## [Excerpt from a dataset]
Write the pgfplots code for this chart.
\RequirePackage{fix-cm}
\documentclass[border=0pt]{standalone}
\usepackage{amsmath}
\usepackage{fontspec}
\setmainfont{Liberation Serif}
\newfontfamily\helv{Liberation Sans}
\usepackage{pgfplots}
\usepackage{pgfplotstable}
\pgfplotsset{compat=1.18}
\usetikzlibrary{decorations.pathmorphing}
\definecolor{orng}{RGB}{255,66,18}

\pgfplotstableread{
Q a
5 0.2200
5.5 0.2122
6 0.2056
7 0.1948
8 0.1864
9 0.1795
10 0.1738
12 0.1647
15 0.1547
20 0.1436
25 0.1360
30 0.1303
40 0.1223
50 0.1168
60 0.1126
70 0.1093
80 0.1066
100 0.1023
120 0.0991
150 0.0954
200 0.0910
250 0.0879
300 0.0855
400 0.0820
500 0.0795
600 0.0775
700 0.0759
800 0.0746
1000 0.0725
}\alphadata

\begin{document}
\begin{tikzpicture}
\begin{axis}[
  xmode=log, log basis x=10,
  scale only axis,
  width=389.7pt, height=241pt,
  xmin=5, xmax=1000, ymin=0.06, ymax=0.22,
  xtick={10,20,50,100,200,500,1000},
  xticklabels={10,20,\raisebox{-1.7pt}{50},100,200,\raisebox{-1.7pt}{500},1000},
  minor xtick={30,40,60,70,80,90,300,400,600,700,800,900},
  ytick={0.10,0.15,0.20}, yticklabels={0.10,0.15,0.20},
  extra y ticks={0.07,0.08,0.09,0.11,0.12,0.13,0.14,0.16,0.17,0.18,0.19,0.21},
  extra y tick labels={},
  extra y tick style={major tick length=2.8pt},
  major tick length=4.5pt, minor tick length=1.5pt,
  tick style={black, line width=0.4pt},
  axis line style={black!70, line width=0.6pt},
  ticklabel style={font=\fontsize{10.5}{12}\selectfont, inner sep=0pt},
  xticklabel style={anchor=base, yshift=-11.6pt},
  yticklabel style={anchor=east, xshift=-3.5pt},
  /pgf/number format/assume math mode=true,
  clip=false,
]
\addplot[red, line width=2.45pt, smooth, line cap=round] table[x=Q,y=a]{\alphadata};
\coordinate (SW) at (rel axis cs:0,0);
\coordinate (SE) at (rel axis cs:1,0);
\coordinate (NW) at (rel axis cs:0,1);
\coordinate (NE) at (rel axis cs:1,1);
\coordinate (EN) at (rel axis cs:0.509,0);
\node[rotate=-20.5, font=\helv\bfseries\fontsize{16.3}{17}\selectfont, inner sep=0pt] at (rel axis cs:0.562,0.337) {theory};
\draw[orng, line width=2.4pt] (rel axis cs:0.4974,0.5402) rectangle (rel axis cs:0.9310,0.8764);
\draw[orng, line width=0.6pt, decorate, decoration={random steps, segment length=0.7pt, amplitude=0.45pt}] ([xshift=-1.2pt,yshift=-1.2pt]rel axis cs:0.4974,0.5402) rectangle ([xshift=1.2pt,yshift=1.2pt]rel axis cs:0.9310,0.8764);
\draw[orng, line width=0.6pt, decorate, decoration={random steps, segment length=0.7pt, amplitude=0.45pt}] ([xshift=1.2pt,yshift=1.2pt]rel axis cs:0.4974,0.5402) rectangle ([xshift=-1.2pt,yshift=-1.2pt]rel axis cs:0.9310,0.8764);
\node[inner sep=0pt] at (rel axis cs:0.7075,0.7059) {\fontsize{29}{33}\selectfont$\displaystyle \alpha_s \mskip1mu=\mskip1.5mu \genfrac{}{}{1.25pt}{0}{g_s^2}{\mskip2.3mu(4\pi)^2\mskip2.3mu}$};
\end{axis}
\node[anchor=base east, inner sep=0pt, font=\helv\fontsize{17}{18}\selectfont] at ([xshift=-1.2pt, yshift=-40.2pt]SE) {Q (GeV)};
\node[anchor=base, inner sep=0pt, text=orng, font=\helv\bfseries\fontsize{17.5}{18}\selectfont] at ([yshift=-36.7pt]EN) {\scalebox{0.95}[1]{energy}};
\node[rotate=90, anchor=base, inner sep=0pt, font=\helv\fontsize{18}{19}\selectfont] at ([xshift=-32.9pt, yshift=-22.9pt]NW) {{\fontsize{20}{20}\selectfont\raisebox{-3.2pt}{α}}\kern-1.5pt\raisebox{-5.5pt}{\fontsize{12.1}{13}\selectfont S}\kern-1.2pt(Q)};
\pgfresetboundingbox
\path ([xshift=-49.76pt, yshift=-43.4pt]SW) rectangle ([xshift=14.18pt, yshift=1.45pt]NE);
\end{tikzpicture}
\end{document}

==

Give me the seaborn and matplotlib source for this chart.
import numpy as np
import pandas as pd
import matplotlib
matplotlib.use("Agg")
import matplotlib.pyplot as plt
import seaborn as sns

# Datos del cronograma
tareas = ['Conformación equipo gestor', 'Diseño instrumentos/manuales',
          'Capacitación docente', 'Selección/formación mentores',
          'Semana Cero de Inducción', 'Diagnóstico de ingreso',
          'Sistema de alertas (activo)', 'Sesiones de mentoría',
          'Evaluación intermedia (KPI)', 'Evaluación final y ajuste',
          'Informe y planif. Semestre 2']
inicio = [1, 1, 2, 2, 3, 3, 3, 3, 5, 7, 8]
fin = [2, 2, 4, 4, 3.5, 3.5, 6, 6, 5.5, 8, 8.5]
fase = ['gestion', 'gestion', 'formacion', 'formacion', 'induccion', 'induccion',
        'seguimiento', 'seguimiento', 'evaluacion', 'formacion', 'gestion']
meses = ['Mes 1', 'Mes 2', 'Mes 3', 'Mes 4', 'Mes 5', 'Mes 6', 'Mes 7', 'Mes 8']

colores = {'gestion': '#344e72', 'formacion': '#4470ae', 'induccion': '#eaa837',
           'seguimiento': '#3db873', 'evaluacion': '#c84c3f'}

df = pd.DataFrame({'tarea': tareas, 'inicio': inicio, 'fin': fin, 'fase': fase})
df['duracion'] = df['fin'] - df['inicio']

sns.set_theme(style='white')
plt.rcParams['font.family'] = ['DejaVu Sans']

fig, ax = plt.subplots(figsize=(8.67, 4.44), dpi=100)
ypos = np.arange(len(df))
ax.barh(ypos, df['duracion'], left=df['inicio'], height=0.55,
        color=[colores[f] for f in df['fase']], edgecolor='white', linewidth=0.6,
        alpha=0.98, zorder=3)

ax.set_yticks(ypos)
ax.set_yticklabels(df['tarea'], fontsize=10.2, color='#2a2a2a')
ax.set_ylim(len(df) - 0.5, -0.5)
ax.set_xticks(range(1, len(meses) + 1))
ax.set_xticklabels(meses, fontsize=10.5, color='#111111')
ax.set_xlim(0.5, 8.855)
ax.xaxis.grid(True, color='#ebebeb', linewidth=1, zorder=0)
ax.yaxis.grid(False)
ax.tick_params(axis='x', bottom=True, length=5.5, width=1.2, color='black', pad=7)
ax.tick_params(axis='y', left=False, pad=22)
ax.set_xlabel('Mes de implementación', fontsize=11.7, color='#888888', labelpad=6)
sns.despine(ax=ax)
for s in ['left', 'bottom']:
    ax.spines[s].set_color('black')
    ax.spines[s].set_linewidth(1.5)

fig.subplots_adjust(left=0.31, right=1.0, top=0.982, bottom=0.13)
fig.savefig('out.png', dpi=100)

==

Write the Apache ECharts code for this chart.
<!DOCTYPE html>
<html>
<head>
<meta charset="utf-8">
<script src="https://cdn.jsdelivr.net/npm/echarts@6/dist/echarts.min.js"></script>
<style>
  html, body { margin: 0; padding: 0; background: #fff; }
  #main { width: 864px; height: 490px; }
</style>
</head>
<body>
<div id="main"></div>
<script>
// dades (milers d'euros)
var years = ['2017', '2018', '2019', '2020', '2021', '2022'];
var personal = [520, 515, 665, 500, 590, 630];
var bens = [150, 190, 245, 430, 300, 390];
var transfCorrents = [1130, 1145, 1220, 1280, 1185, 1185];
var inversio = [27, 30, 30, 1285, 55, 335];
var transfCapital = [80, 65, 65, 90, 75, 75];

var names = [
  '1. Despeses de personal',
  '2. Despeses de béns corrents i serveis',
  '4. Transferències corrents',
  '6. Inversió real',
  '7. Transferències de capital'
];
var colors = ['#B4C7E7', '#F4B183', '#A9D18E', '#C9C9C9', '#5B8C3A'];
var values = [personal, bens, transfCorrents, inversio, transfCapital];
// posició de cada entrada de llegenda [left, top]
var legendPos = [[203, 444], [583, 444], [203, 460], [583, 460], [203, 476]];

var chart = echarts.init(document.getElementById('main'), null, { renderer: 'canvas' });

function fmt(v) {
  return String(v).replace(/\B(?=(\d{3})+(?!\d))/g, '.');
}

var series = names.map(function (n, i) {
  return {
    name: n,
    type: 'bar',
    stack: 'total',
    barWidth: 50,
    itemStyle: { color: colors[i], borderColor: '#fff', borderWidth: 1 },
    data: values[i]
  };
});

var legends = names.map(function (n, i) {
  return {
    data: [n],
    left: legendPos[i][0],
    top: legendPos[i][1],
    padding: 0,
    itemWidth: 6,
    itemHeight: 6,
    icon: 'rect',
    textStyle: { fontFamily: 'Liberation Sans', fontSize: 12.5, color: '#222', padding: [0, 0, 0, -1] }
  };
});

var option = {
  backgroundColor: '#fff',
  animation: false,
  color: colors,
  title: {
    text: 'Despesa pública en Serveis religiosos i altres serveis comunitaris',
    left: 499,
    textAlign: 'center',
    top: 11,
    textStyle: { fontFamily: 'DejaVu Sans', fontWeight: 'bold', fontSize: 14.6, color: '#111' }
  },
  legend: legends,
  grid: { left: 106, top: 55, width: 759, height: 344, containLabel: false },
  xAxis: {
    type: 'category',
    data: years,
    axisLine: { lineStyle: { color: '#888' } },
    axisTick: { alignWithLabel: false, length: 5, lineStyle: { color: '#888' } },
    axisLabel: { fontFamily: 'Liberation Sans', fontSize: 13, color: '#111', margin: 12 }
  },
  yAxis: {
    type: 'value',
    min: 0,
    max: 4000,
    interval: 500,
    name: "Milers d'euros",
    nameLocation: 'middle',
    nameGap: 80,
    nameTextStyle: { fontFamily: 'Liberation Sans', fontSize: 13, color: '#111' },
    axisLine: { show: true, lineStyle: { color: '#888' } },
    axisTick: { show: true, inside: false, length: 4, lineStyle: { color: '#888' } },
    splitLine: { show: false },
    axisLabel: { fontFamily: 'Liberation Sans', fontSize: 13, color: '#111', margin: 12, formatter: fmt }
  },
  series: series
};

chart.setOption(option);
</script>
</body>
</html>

## [Exercise]
Locate all lines in the listing above with the word "code". Copy them.

## [Result of this task]
Write the pgfplots code for this chart.
Write the Apache ECharts code for this chart.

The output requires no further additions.